GIVEN REQUEST — From the entries below, list each line with "standalone".

DATA ROWS —
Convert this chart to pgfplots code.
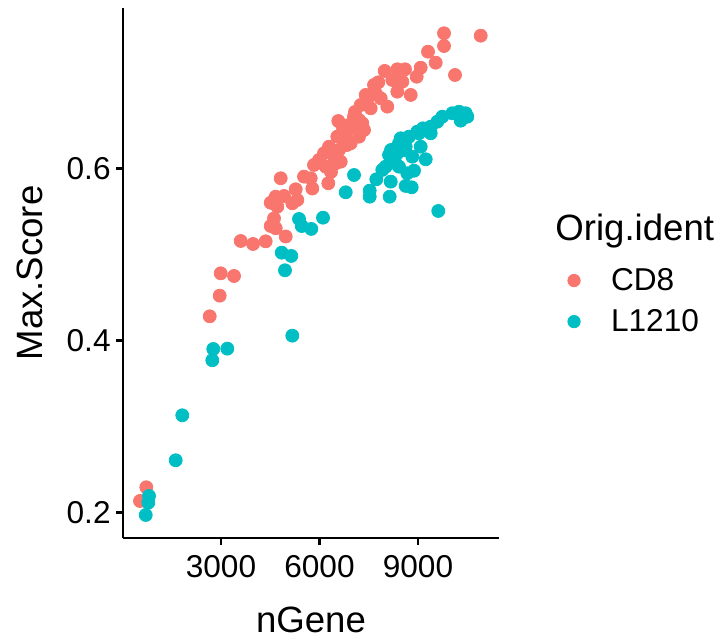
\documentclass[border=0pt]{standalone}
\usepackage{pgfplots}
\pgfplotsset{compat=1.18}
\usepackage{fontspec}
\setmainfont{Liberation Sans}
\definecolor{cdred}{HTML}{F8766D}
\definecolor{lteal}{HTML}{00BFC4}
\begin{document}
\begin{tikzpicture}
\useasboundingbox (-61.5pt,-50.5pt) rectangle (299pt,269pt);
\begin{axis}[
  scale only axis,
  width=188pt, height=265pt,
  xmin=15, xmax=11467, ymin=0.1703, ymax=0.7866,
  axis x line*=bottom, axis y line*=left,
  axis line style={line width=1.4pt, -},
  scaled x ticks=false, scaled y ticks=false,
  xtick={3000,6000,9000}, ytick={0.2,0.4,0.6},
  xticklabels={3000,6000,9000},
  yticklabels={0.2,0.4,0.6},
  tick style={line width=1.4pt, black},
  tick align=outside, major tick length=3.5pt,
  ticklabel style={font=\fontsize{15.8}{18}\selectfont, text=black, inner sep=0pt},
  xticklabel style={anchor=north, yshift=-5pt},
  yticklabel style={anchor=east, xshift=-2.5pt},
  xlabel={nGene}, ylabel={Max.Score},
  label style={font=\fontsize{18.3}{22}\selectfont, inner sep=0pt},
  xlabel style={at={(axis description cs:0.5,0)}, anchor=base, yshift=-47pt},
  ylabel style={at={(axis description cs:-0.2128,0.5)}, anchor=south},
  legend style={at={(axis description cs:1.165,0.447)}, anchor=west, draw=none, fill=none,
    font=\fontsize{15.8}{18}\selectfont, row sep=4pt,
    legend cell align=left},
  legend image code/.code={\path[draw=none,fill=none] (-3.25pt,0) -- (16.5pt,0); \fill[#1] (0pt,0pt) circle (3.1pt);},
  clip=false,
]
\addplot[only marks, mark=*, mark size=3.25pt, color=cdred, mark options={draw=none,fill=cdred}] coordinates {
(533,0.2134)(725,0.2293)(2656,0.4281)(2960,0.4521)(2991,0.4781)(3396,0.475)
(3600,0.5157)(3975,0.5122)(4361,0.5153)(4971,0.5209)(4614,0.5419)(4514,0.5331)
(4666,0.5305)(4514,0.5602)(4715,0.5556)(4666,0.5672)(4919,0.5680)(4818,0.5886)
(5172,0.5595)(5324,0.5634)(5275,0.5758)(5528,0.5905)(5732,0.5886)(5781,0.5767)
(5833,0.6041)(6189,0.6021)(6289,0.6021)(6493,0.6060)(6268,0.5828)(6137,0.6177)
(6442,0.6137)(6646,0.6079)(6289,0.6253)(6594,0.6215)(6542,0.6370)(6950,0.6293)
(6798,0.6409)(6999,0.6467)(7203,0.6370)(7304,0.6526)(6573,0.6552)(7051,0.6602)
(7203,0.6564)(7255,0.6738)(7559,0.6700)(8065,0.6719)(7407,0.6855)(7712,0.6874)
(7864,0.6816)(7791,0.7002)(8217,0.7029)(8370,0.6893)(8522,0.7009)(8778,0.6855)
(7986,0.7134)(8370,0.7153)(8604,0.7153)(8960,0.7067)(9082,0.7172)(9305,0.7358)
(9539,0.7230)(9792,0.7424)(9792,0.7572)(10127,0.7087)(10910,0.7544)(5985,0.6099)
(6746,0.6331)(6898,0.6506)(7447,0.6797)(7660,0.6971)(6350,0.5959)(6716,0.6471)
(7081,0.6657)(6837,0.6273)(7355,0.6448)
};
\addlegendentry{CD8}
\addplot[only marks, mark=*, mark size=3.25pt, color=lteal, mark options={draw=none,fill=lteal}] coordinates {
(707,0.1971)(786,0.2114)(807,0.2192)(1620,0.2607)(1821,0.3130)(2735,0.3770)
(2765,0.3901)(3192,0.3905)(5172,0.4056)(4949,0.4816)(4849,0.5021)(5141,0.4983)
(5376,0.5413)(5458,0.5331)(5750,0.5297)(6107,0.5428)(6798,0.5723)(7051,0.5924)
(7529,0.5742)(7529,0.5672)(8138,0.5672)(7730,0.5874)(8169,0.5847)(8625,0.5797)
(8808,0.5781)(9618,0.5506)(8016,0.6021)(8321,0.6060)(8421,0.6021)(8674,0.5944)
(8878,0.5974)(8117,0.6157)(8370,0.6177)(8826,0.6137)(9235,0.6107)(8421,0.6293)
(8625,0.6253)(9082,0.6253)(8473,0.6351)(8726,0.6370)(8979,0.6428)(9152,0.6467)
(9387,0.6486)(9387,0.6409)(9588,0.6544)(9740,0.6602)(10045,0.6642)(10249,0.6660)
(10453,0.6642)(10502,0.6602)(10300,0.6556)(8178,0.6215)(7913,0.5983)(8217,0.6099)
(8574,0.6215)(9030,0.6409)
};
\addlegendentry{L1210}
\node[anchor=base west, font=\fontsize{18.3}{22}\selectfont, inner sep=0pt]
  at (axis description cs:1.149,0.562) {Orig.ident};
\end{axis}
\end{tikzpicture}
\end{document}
* * *
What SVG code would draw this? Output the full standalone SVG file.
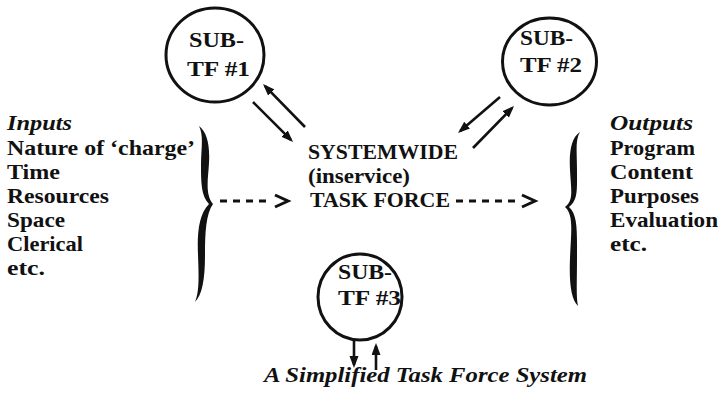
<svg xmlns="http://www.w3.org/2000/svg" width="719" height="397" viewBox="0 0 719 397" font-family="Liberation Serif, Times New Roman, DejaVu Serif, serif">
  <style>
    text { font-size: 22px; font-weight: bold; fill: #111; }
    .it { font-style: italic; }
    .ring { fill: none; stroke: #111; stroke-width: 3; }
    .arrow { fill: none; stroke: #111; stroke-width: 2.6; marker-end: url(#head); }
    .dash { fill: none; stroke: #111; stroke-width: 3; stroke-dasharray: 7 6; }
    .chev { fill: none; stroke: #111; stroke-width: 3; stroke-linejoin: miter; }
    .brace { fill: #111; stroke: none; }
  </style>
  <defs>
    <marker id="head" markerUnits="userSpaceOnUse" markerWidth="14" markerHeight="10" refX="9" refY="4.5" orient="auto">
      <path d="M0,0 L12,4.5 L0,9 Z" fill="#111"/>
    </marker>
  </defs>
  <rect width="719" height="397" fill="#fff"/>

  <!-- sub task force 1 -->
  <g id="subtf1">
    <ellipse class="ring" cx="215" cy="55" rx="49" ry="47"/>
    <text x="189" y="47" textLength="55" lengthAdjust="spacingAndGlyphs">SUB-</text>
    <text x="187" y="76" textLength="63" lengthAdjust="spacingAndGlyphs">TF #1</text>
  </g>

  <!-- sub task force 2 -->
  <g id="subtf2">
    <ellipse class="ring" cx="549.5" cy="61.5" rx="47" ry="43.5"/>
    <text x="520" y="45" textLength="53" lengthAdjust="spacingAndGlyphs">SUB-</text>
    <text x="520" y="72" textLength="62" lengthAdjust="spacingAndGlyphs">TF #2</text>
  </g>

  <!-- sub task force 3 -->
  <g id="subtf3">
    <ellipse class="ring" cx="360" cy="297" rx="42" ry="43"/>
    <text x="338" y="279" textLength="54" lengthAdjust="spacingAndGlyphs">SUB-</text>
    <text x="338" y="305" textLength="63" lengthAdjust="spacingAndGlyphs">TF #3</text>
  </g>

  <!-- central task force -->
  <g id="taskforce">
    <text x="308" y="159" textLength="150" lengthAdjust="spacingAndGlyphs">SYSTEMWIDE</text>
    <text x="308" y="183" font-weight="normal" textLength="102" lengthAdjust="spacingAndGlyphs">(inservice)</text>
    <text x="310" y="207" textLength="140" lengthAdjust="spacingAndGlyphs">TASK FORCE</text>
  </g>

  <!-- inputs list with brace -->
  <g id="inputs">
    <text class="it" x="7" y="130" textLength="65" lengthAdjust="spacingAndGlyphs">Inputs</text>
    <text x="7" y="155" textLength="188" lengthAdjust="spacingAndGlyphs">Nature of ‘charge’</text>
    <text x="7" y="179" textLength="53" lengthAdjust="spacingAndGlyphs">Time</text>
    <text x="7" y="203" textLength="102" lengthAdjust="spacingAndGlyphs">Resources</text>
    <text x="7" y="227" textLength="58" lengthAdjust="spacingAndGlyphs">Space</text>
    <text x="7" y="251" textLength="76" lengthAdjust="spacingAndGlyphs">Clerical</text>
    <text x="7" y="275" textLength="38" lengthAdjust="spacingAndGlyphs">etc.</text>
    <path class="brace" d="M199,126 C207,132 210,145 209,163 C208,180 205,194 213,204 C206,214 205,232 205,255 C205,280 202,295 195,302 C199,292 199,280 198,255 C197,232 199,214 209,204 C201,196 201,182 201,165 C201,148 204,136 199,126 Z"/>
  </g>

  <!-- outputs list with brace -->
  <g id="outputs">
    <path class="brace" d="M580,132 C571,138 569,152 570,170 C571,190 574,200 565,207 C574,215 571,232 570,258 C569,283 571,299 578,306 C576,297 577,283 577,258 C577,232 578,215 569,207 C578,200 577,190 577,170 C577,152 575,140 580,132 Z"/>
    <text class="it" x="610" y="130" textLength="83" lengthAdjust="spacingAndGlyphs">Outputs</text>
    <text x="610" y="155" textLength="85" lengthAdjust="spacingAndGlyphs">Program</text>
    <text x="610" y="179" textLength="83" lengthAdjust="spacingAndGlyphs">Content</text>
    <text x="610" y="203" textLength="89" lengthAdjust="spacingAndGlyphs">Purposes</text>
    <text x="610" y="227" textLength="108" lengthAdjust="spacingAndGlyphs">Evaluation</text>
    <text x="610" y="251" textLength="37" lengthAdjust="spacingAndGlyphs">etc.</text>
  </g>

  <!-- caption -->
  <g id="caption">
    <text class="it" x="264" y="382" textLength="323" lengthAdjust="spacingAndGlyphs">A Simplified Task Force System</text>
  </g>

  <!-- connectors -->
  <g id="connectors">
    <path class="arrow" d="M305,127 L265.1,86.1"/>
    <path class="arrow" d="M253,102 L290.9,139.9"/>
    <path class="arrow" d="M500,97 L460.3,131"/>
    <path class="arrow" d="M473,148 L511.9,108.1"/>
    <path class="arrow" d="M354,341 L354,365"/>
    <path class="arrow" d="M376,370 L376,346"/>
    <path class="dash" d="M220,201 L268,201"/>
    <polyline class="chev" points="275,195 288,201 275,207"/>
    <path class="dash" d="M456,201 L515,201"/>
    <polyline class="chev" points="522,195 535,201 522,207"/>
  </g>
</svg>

EXERCISE RESULT —
\documentclass[border=0pt]{standalone}
What SVG code would draw this? Output the full standalone SVG file.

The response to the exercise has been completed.